As the anti-racism movement sweeps across the country, statues of famous Vancouverites are getting splattered with paint. Recently, Gastown's statue of 'Gassy Jack' was vandalized with red paint. Just days earlier, a statue of Captain George Vancouver outside of city hall got drenched in blue and white.

On Tuesday, June 16, residents of Vancouver's Gastown neighbourhood woke to find the historic statue of Jack Deighton, AKA Gassy Jack, one of the first settlers in Vancouver, defaced with red paint.

Twitter user @jack9simpson told Narcity he saw and snapped a photo of the statue around 7:30 a.m. that morning. "The paint seemed (relatively) fresh," he wrote in a direct message.

By 9 a.m., the city was already cleaning the statue, said Twitter user @JustinneRamirez to Narcity. "By the time I got there, the graffiti removal folks were already in action," she wrote.

The Vancouver Police Department told Narcity they're looking into what happened and their investigation is still in its early stages.

Gassy Jack's new paint job follows the filing of a petition on Thursday, June 11, calling for the statue's removal.
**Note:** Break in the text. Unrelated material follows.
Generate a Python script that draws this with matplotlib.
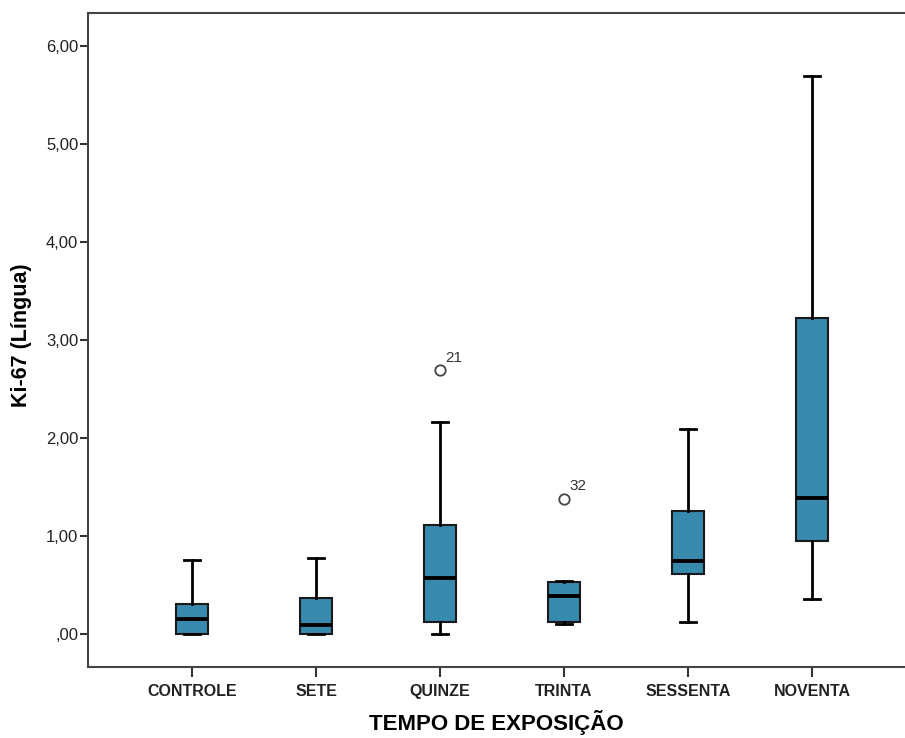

As of Tuesday, June 16, over 920 have signed.

The petition criticized the monument for "upholding and honouring violence towards and oppression of Indigenous People."
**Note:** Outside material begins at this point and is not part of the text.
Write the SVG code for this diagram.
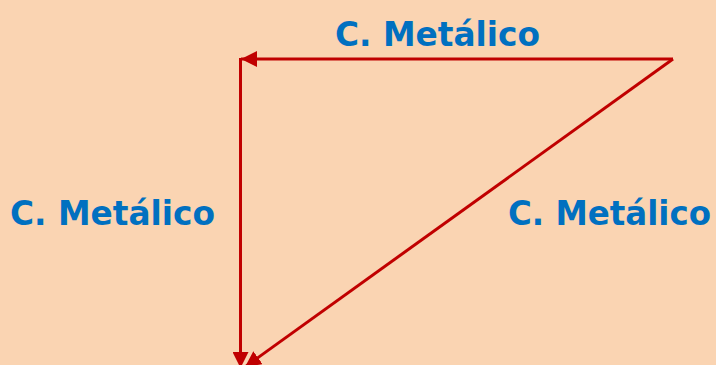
<svg xmlns="http://www.w3.org/2000/svg" width="716" height="365" viewBox="0 0 716 365">
  <defs>
    <marker id="arr" viewBox="0 0 10 10" refX="10" refY="5" markerWidth="16" markerHeight="16" markerUnits="userSpaceOnUse" orient="auto">
      <path d="M0,0 L10,5 L0,10 z" fill="#C00000"/>
    </marker>
    <style>
      .lbl { font-family: "Comic Sans MS", "DejaVu Sans", sans-serif; font-weight: bold; font-size: 33px; fill: #0070C0; }
      .conn { stroke: #C00000; stroke-width: 3; fill: none; marker-end: url(#arr); }
    </style>
  </defs>
  <rect width="716" height="365" fill="#FAD4B2"/>
  <g id="connectors">
    <line class="conn" x1="673" y1="59" x2="241" y2="59"/>
    <line class="conn" x1="240.5" y1="58" x2="240.5" y2="368"/>
    <line class="conn" x1="673" y1="59" x2="245" y2="367"/>
  </g>
  <g id="label-top">
    <text class="lbl" x="335" y="46" textLength="205" lengthAdjust="spacingAndGlyphs">C. Metálico</text>
  </g>
  <g id="label-left">
    <text class="lbl" x="10" y="225" textLength="205" lengthAdjust="spacingAndGlyphs">C. Metálico</text>
  </g>
  <g id="label-right">
    <text class="lbl" x="508" y="225" textLength="203" lengthAdjust="spacingAndGlyphs">C. Metálico</text>
  </g>
</svg>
Other statues like that of Capt. George Vancouver, a British explorer was also vandalized. The statue that stands outside city hall was splashed with white and blue paint on Wednesday, June 10, according to Global News.

Although Jack Deighton is celebrated for starting one of Vancouver's first saloons in the late 1860s and being a founding member of the city, other aspects of his history are a hot topic of conversation.

After his first wife, a young Squamish woman, became sick and died, Deighton remarried — this time to her 12-year-old niece, named Quahail-ya or Wha-halia.

"Deighton took a 12 year old Squamish girl to be his wife at the age of 40, impregnating her with his child at her young age," read the petition.

According to CBC, "the 12-year-old Indigenous girl eventually ran away from her much-older husband at the age of 15."

"A pedophile’s likeness should not be prominently displayed in the center of Gastown for fun tourist photo ops," read the petition.